Of course what I actually wrote is "Muni is in fact the only real alternative to driving in SF for most people, which is why you bike people denigrate it."
Yes, Muni doesn't work as well as it should for many people. What it needs is more money for buses and maintenance, as the grand jury report on the Central Subway pointed out recently. That's why people who really care about Muni oppose the Central Subway, which is draining scarce transit dollars away from the existing system into a project that will only increase the system's costs without improving service.
Bicycles clearly aren't a serious alternative for many people in SF, except for the young, the politically-motivated, and the foolish.
The links you provide don't help your argument. Let's look at SF itself. It's best to consider percentages, not numbers.

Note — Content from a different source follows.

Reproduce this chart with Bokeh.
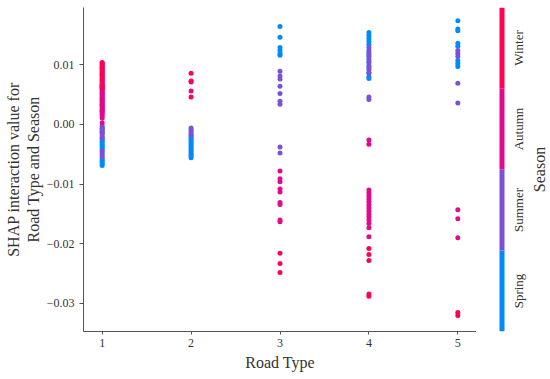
import math
from bokeh.plotting import figure
from bokeh.layouts import row
from bokeh.models import ColumnDataSource, FixedTicker, CustomJSTickFormatter, Range1d, LinearAxis
from bokeh.core.properties import value
from bokeh.embed import file_html
from bokeh.resources import INLINE

# ---------------- data ----------------
road_types = [1, 2, 3, 4, 5]
seasons = ["Spring", "Summer", "Autumn", "Winter"]
season_colors = ["#008bfb", "#7b52d6", "#e3088c", "#ff0052"]
x_ticks = [1, 2, 3, 4, 5]
y_ticks = [-0.03, -0.02, -0.01, 0.0, 0.01]
y_label_lines = ["SHAP interaction value for", "Road Type and Season"]

# SHAP interaction values, per road type and season
rt1_spring = [-0.0007, -0.0013, -0.0024, -0.0027, -0.0030, -0.0033, -0.0036, -0.0039, -0.0042,
              -0.0057, -0.0060, -0.0063, -0.0066, -0.0069]
rt1_summer = [-0.0002, -0.0005, -0.0008, -0.0011, -0.0014, -0.0017, -0.0020, -0.0023,
              -0.0045, -0.0048, -0.0051, -0.0054]
rt1_autumn = [0.0072, 0.0070, 0.0068, 0.0066, 0.0064, 0.0062, 0.0060, 0.0058, 0.0056, 0.0054,
              0.0052, 0.0050, 0.0048, 0.0046, 0.0044, 0.0042, 0.0040, 0.0038, 0.0036, 0.0034,
              0.0032, 0.0030, 0.0028, 0.0026, 0.0024, 0.0022, 0.0020, 0.0017, 0.0014, 0.0011, 0.0003]
rt1_winter = [0.0104, 0.0102, 0.0100, 0.0098, 0.0096, 0.0094, 0.0092, 0.0090, 0.0088, 0.0086,
              0.0084, 0.0082, 0.0080, 0.0078, 0.0076, 0.0074, 0.0065, 0.0061]

rt2_spring = [-0.0020, -0.0023, -0.0026, -0.0029, -0.0032, -0.0035, -0.0038, -0.0041, -0.0044,
              -0.0047, -0.0050, -0.0053, -0.0056]
rt2_summer = [-0.0006, -0.0009, -0.0012, -0.0015, -0.0018]
rt2_autumn = [0.0071, 0.0056]
rt2_winter = [0.0086, 0.0073, 0.0046]

rt3_spring = [0.0164, 0.0146, 0.0129, 0.0124, 0.0119, 0.0116]
rt3_summer = [0.0089, 0.0081, 0.0076, 0.0064, 0.0052, 0.0039, 0.0034, -0.0038, -0.0048]
rt3_autumn = [-0.0078, -0.0091, -0.0096, -0.0108, -0.0113, -0.0131, -0.0134, -0.0160, -0.0163]
rt3_winter = [-0.0216, -0.0233, -0.0248]

rt4_spring = [0.0154, 0.0149, 0.0144, 0.0139, 0.0134, 0.0120, 0.0114, 0.0104, 0.0096, 0.0087,
              0.0080, 0.0077]
rt4_summer = [0.0129, 0.0124, 0.0117, 0.0110, 0.0106, 0.0099, 0.0092, 0.0086, 0.0046, 0.0042]
rt4_autumn = [-0.0026, -0.0033, -0.0110, -0.0115, -0.0120, -0.0125, -0.0130, -0.0135, -0.0140,
              -0.0145, -0.0150, -0.0155, -0.0160, -0.0166, -0.0173, -0.0188]
rt4_winter = [-0.0208, -0.0218, -0.0228, -0.0284, -0.0288]

rt5_spring = [0.0174, 0.0160, 0.0157, 0.0136, 0.0131, 0.0107, 0.0102, 0.0097]
rt5_summer = [0.0124, 0.0119, 0.0114, 0.0069, 0.0036]
rt5_autumn = [-0.0143, -0.0158, -0.0190]
rt5_winter = [-0.0315, -0.0320]

values = {
    1: [rt1_spring, rt1_summer, rt1_autumn, rt1_winter],
    2: [rt2_spring, rt2_summer, rt2_autumn, rt2_winter],
    3: [rt3_spring, rt3_summer, rt3_autumn, rt3_winter],
    4: [rt4_spring, rt4_summer, rt4_autumn, rt4_winter],
    5: [rt5_spring, rt5_summer, rt5_autumn, rt5_winter],
}

xs, ys, cs = [], [], []
for rt in road_types:
    for col, vals in zip(season_colors, values[rt]):
        for v in vals:
            xs.append(rt)
            ys.append(v)
            cs.append(col)
src = ColumnDataSource(dict(x=xs, y=ys, c=cs))

FONT = "Liberation Serif"
TXT = "#333333"
H = 379

# ---------------- main plot ----------------
p = figure(width=476, height=H, output_backend="svg", toolbar_location=None,
           x_range=Range1d(0.79, 5.21), y_range=Range1d(-0.0347, 0.0196),
           min_border_left=83, min_border_right=0, min_border_top=7, min_border_bottom=H - 332)
p.outline_line_color = None
p.xgrid.visible = False
p.ygrid.visible = False
p.background_fill_color = "white"
p.border_fill_color = "white"

p.scatter("x", "y", source=src, size=5, fill_color="c", line_color=None)

p.xaxis.ticker = FixedTicker(ticks=x_ticks)
p.yaxis.ticker = FixedTicker(ticks=y_ticks)
p.yaxis.formatter = CustomJSTickFormatter(code="return tick.toFixed(2).replace('-', '\u2212');")
for ax in (p.xaxis[0], p.yaxis[0]):
    ax.axis_line_color = "#555555"
    ax.major_tick_line_color = "#555555"
    ax.major_tick_in = 0
    ax.major_tick_out = 3
    ax.minor_tick_in = 0
    ax.minor_tick_out = 0
    ax.major_label_text_font = FONT
    ax.major_label_text_font_size = "12px"
    ax.major_label_text_color = TXT
    ax.axis_label_text_font = FONT
    ax.axis_label_text_font_size = "16px"
    ax.axis_label_text_font_style = "normal"
    ax.axis_label_text_color = TXT
p.xaxis.major_label_standoff = 4
p.xaxis.axis_label = "Road Type"
p.xaxis.axis_label_standoff = 4
p.yaxis.major_tick_out = 4
p.yaxis.major_label_standoff = 5
p.yaxis.axis_label = y_label_lines[1]
p.yaxis.axis_label_standoff = 2

# outer (first) line of the y-axis title as a tick-less extra axis
outer = LinearAxis(ticker=FixedTicker(ticks=[]), axis_label=y_label_lines[0],
                   axis_line_color=None, major_tick_line_color=None, minor_tick_line_color=None,
                   major_tick_out=0, major_label_standoff=0,
                   axis_label_standoff=0, axis_label_text_font=FONT,
                   axis_label_text_font_size="16px", axis_label_text_font_style="normal",
                   axis_label_text_color=TXT)
p.add_layout(outer, "left")

# ---------------- colour bar ----------------
cb_w = 74
cb = figure(width=cb_w, height=H, output_backend="svg", toolbar_location=None,
            x_range=Range1d(-4.6, -4.6 + cb_w / 5), y_range=Range1d(0, len(seasons)),
            x_axis_location=None, y_axis_location=None,
            min_border_left=0, min_border_right=0, min_border_top=7, min_border_bottom=H - 331)
cb.outline_line_color = None
cb.xgrid.visible = False
cb.ygrid.visible = False
seg_y = [i + 0.5 for i in range(len(seasons))]
cb_src = ColumnDataSource(dict(y=seg_y, name=seasons, c=season_colors))
cb.hbar(y="y", left=0, right=1, height=1, fill_color="c", line_color=None, source=cb_src)
cb.text(x=3.8, y="y", text="name", source=cb_src, angle=math.pi / 2,
        text_align="center", text_baseline="middle",
        text_font=value(FONT), text_font_size="13px", text_color=TXT)
cb.text(x=7.9, y=[len(seasons) / 2], text=["Season"], angle=math.pi / 2,
        text_align="center", text_baseline="middle",
        text_font=value(FONT), text_font_size="16px", text_color=TXT)

layout = row(p, cb, spacing=0)
open("out.html", "w").write(file_html(layout, INLINE))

You could start by consulting the latest---November, 2010---MTA "Transportation Fact Sheet" (go to the MTA's site and click on "reports"), which tells us that 46.3% of city residents commute by car, 31.8% by public transportation, and---wait for it!---a whopping 3% of city residents commute by bicycle, which, in the last 10 years has increased by only 0.9%---even after all the pro-bike and anti-car propaganda from the SFBC and City Hall.
When you look at bike commuting in a national context, it's even more trivial according to the latest census report on commmuting in the US.
On page 3 we learn that nationwide "86.1% commuted in a car, truck, or van in 2009, and 76.1% drove to work alone."
On page 2 we learn that nationwide 766,000 people commuted by bicycle, which seems like a big number, until you consider that it represents 0.6% of the nation's workforce. Compared to that bike commuting in SF is pretty impressive, though, like the national percentages, not particularly significant, since 97 of SF's population doesn't commute by bicycle.
The last sentence in the above comment should read "since 97% of SF's population doesn't commute by bicycle."